━━━ STORED RECORDS
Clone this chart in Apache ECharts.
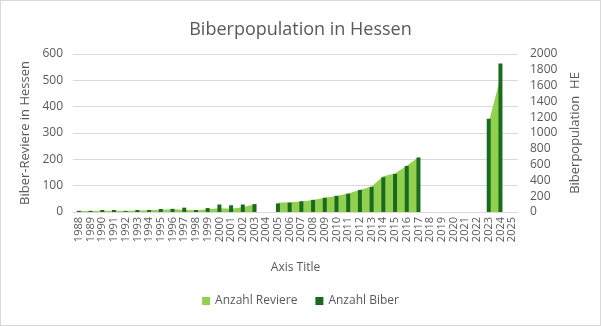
<!DOCTYPE html>
<html>
<head>
<meta charset="utf-8">
<script src="https://cdn.jsdelivr.net/npm/echarts@6/dist/echarts.min.js"></script>
<style>
  html, body { margin: 0; padding: 0; background: #fff; }
  #chart { width: 601px; height: 326px; box-sizing: border-box; border: 1px solid #d9d9d9; }
</style>
</head>
<body>
<div id="chart"></div>
<script>
// Years shown on the category axis
const years = [];
for (let y = 1988; y <= 2025; y++) years.push(String(y));

// Number of beaver territories (left axis); null = no survey
const reviere = [4, 4, 5, 5, 5, 6, 7, 9, 10, 9, 7, 10, 14, 12, 18, 29, null,
  35, 37, 40, 46, 54, 61, 70, 84, 97, 136, 146, 176, 208,
  null, null, null, null, null, 340, 510, null];

// Number of beavers (right axis); null = no survey
const biber = [15, 15, 25, 25, 12, 25, 25, 38, 40, 55, 25, 50, 95, 85, 95, 100, null,
  108, 118, 136, 154, 180, 205, 232, 280, 318, 440, 482, 582, 690,
  null, null, null, null, null, 1180, 1880, null];

const FONT = '"Open Sans", "Noto Sans", sans-serif';
const GREY = '#595959';

const chart = echarts.init(document.getElementById('chart'), null, { renderer: 'canvas' });
chart.setOption({
  animation: false,
  title: {
    text: 'Biberpopulation in Hessen',
    left: 'center',
    top: 15,
    textStyle: { fontFamily: FONT, fontSize: 18, fontWeight: 'normal', color: GREY }
  },
  legend: {
    bottom: 13,
    left: 'center',
    itemWidth: 8,
    itemHeight: 8,
    itemGap: 18,
    icon: 'rect',
    textStyle: { fontFamily: FONT, fontSize: 12, color: GREY },
    data: ['Anzahl Reviere', 'Anzahl Biber']
  },
  grid: { left: 72, right: 82, top: 53, bottom: 113 },
  xAxis: {
    type: 'category',
    data: years,
    boundaryGap: true,
    name: 'Axis Title',
    nameLocation: 'middle',
    nameGap: 50,
    nameTextStyle: { fontFamily: FONT, fontSize: 12, color: GREY },
    axisLine: { lineStyle: { color: '#d9d9d9' } },
    axisTick: { show: false },
    axisLabel: { rotate: 90, interval: 0, fontFamily: FONT, fontSize: 11, color: GREY, margin: 5 }
  },
  yAxis: [
    {
      type: 'value',
      min: 0, max: 600, interval: 100,
      name: 'Biber-Reviere in Hessen',
      nameLocation: 'middle',
      nameGap: 37,
      nameTextStyle: { fontFamily: FONT, fontSize: 13, color: GREY },
      axisLabel: { fontFamily: FONT, fontSize: 12, color: GREY, margin: 10 },
      splitLine: { lineStyle: { color: '#d9d9d9' } },
      axisLine: { show: false },
      axisTick: { show: false }
    },
    {
      type: 'value',
      min: 0, max: 2000, interval: 200,
      name: 'Biberpopulation  HE',
      nameLocation: 'middle',
      nameGap: 47,
      nameTextStyle: { fontFamily: FONT, fontSize: 13, color: GREY },
      axisLabel: { fontFamily: FONT, fontSize: 12, color: GREY, margin: 12, formatter: v => String(v) },
      splitLine: { show: false },
      axisLine: { show: false },
      axisTick: { show: false }
    }
  ],
  series: [
    {
      name: 'Anzahl Reviere',
      type: 'line',
      yAxisIndex: 0,
      data: reviere,
      symbol: 'none',
      connectNulls: false,
      lineStyle: { width: 0, color: '#92d050' },
      itemStyle: { color: '#92d050' },
      areaStyle: { color: '#92d050', opacity: 1 },
      z: 1
    },
    {
      name: 'Anzahl Biber',
      type: 'bar',
      yAxisIndex: 1,
      data: biber,
      barWidth: 4,
      itemStyle: { color: '#1b6b1f' },
      z: 2
    }
  ]
});
</script>
</body>
</html>
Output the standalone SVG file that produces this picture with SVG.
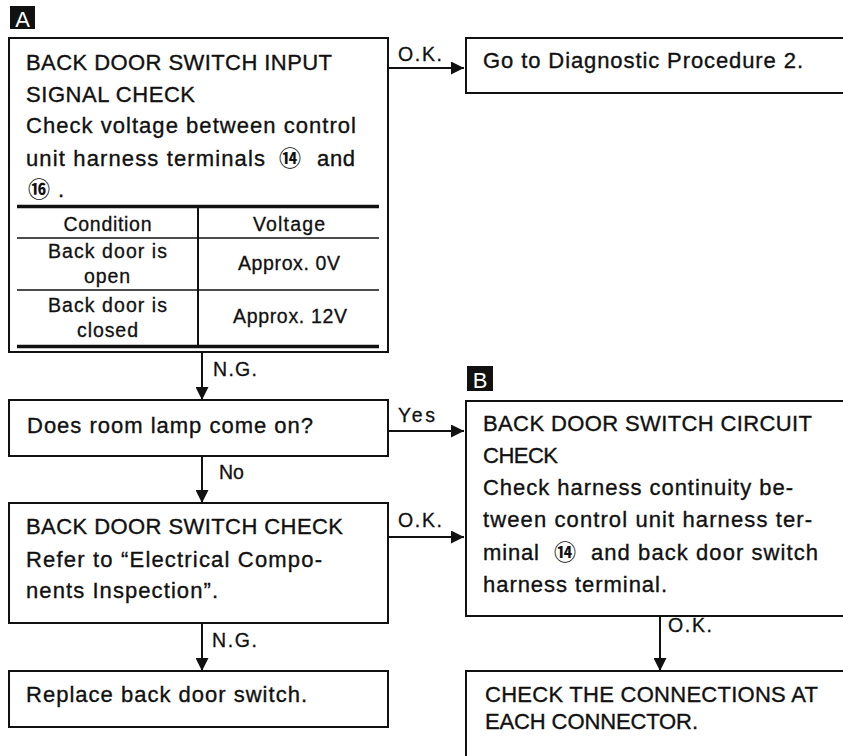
<svg xmlns="http://www.w3.org/2000/svg" width="843" height="756" viewBox="0 0 843 756">
<defs>
<style>
.box{fill:#fff;stroke:#111;stroke-width:2}
.t{font-family:"Liberation Sans",Arial,sans-serif;font-size:22px;fill:#111;stroke:#111;stroke-width:0.35}
.tc{font-family:"Liberation Sans",Arial,sans-serif;font-size:19.5px;fill:#111;stroke:#111;stroke-width:0.3;text-anchor:middle}
.lbl{font-family:"Liberation Sans",Arial,sans-serif;font-size:19.5px;fill:#111;stroke:#111;stroke-width:0.3}
.circ{font-family:"Noto Sans CJK JP","DejaVu Sans",sans-serif;font-size:22px;font-weight:bold;fill:#111;stroke:none}
.tag{fill:#111}
.tagt{font-family:"Liberation Sans",Arial,sans-serif;font-size:22px;fill:#fff;text-anchor:middle}
.conn{stroke:#111;stroke-width:2;fill:none}
.thick{stroke:#111;stroke-width:3.5}
.thin{stroke:#111;stroke-width:1.5}
</style>
<marker id="arr" markerUnits="userSpaceOnUse" markerWidth="13" markerHeight="13" viewBox="0 0 13 13" refX="13" refY="6.5" orient="auto">
<path d="M0,0 L13,6.5 L0,13 Z" fill="#111"/>
</marker>
</defs>
<rect width="843" height="756" fill="#fff"/>

<g id="tagA">
<rect class="tag" x="10" y="6" width="25" height="23"/>
<text class="tagt" x="22.5" y="27">A</text>
</g>
<g id="tagB">
<rect class="tag" x="467" y="366" width="26" height="25"/>
<text class="tagt" x="480" y="388">B</text>
</g>

<g id="nodeA">
<rect class="box" x="9" y="38" width="379" height="314"/>
<text class="t" x="26" y="70" textLength="306" lengthAdjust="spacing">BACK DOOR SWITCH INPUT</text>
<text class="t" x="26" y="102" textLength="169" lengthAdjust="spacing">SIGNAL CHECK</text>
<text class="t" x="26" y="133" textLength="330" lengthAdjust="spacing">Check voltage between control</text>
<text class="t" x="26" y="166"><tspan x="26" textLength="239" lengthAdjust="spacing">unit harness terminals</tspan><tspan class="circ" x="279">⑭</tspan><tspan x="317" textLength="38" lengthAdjust="spacing">and</tspan></text>
<text class="t" x="26" y="197"><tspan class="circ" x="28">⑯</tspan><tspan x="58">.</tspan></text>
<line class="thick" x1="17" y1="206.5" x2="379" y2="206.5"/>
<line class="thin" x1="17" y1="238" x2="379" y2="238"/>
<line class="thin" x1="17" y1="290" x2="379" y2="290"/>
<line class="thick" x1="17" y1="346.5" x2="379" y2="346.5"/>
<line class="conn" x1="198" y1="207" x2="198" y2="346"/>
<text class="tc" x="107.5" y="231" textLength="88" lengthAdjust="spacing">Condition</text>
<text class="tc" x="289" y="231" textLength="72" lengthAdjust="spacing">Voltage</text>
<text class="tc" x="107.5" y="258" textLength="119" lengthAdjust="spacing">Back door is</text>
<text class="tc" x="107" y="283" textLength="46" lengthAdjust="spacing">open</text>
<text class="tc" x="289" y="270" textLength="102" lengthAdjust="spacing">Approx. 0V</text>
<text class="tc" x="107.5" y="312" textLength="119" lengthAdjust="spacing">Back door is</text>
<text class="tc" x="107.5" y="337" textLength="61" lengthAdjust="spacing">closed</text>
<text class="tc" x="290" y="323" textLength="114" lengthAdjust="spacing">Approx. 12V</text>
</g>

<g id="nodeGo">
<rect class="box" x="466" y="38" width="390" height="55"/>
<text class="t" x="483" y="68" textLength="320" lengthAdjust="spacing">Go to Diagnostic Procedure 2.</text>
</g>

<g id="nodeLamp">
<rect class="box" x="9" y="400" width="379" height="56"/>
<text class="t" x="27" y="433" textLength="286" lengthAdjust="spacing">Does room lamp come on?</text>
</g>

<g id="nodeB">
<rect class="box" x="466" y="401" width="390" height="215"/>
<text class="t" x="483" y="431" textLength="329" lengthAdjust="spacing">BACK DOOR SWITCH CIRCUIT</text>
<text class="t" x="483" y="463" textLength="75" lengthAdjust="spacing">CHECK</text>
<text class="t" x="483" y="495" textLength="310" lengthAdjust="spacing">Check harness continuity be-</text>
<text class="t" x="483" y="527" textLength="329" lengthAdjust="spacing">tween control unit harness ter-</text>
<text class="t" x="483" y="560"><tspan x="483" textLength="56" lengthAdjust="spacing">minal</tspan><tspan class="circ" x="554">⑭</tspan><tspan x="591" textLength="227" lengthAdjust="spacing">and back door switch</tspan></text>
<text class="t" x="483" y="592" textLength="184" lengthAdjust="spacing">harness terminal.</text>
</g>

<g id="nodeSwitch">
<rect class="box" x="9" y="503" width="379" height="120"/>
<text class="t" x="26" y="534" textLength="317" lengthAdjust="spacing">BACK DOOR SWITCH CHECK</text>
<text class="t" x="26" y="567" textLength="296" lengthAdjust="spacing">Refer to “Electrical Compo-</text>
<text class="t" x="26" y="598" textLength="192" lengthAdjust="spacing">nents Inspection”.</text>
</g>

<g id="nodeReplace">
<rect class="box" x="9" y="671" width="379" height="56"/>
<text class="t" x="26" y="702" textLength="281" lengthAdjust="spacing">Replace back door switch.</text>
</g>

<g id="nodeConn">
<rect class="box" x="466" y="671" width="390" height="100"/>
<text class="t" x="485" y="702" textLength="333" lengthAdjust="spacing">CHECK THE CONNECTIONS AT</text>
<text class="t" x="485" y="729" textLength="213" lengthAdjust="spacing">EACH CONNECTOR.</text>
</g>

<g id="connectors">
<line class="conn" x1="388" y1="68" x2="464" y2="68" marker-end="url(#arr)"/>
<text class="lbl" x="398" y="61" textLength="44" lengthAdjust="spacing">O.K.</text>
<line class="conn" x1="202" y1="352" x2="202" y2="400" marker-end="url(#arr)"/>
<text class="lbl" x="213" y="376" textLength="44" lengthAdjust="spacing">N.G.</text>
<line class="conn" x1="388" y1="431" x2="464" y2="431" marker-end="url(#arr)"/>
<text class="lbl" x="398" y="422" textLength="37" lengthAdjust="spacing">Yes</text>
<line class="conn" x1="202" y1="456" x2="202" y2="503" marker-end="url(#arr)"/>
<text class="lbl" x="219" y="479">No</text>
<line class="conn" x1="388" y1="537" x2="464" y2="537" marker-end="url(#arr)"/>
<text class="lbl" x="398" y="527" textLength="44" lengthAdjust="spacing">O.K.</text>
<line class="conn" x1="202" y1="623" x2="202" y2="671" marker-end="url(#arr)"/>
<text class="lbl" x="212" y="647" textLength="45" lengthAdjust="spacing">N.G.</text>
<line class="conn" x1="660" y1="616" x2="660" y2="671" marker-end="url(#arr)"/>
<text class="lbl" x="668" y="632" textLength="44" lengthAdjust="spacing">O.K.</text>
</g>
</svg>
━━━━━━
### AIM OF THE TASK
Leave the pictures out and repeat exactly the lines from the beginning of the records to the line bearing "const GREY = '#595959';", both ends counted.

### SOLVED PROBLEM
Clone this chart in Apache ECharts.
<!DOCTYPE html>
<html>
<head>
<meta charset="utf-8">
<script src="https://cdn.jsdelivr.net/npm/echarts@6/dist/echarts.min.js"></script>
<style>
  html, body { margin: 0; padding: 0; background: #fff; }
  #chart { width: 601px; height: 326px; box-sizing: border-box; border: 1px solid #d9d9d9; }
</style>
</head>
<body>
<div id="chart"></div>
<script>
// Years shown on the category axis
const years = [];
for (let y = 1988; y <= 2025; y++) years.push(String(y));

// Number of beaver territories (left axis); null = no survey
const reviere = [4, 4, 5, 5, 5, 6, 7, 9, 10, 9, 7, 10, 14, 12, 18, 29, null,
  35, 37, 40, 46, 54, 61, 70, 84, 97, 136, 146, 176, 208,
  null, null, null, null, null, 340, 510, null];

// Number of beavers (right axis); null = no survey
const biber = [15, 15, 25, 25, 12, 25, 25, 38, 40, 55, 25, 50, 95, 85, 95, 100, null,
  108, 118, 136, 154, 180, 205, 232, 280, 318, 440, 482, 582, 690,
  null, null, null, null, null, 1180, 1880, null];

const FONT = '"Open Sans", "Noto Sans", sans-serif';
const GREY = '#595959';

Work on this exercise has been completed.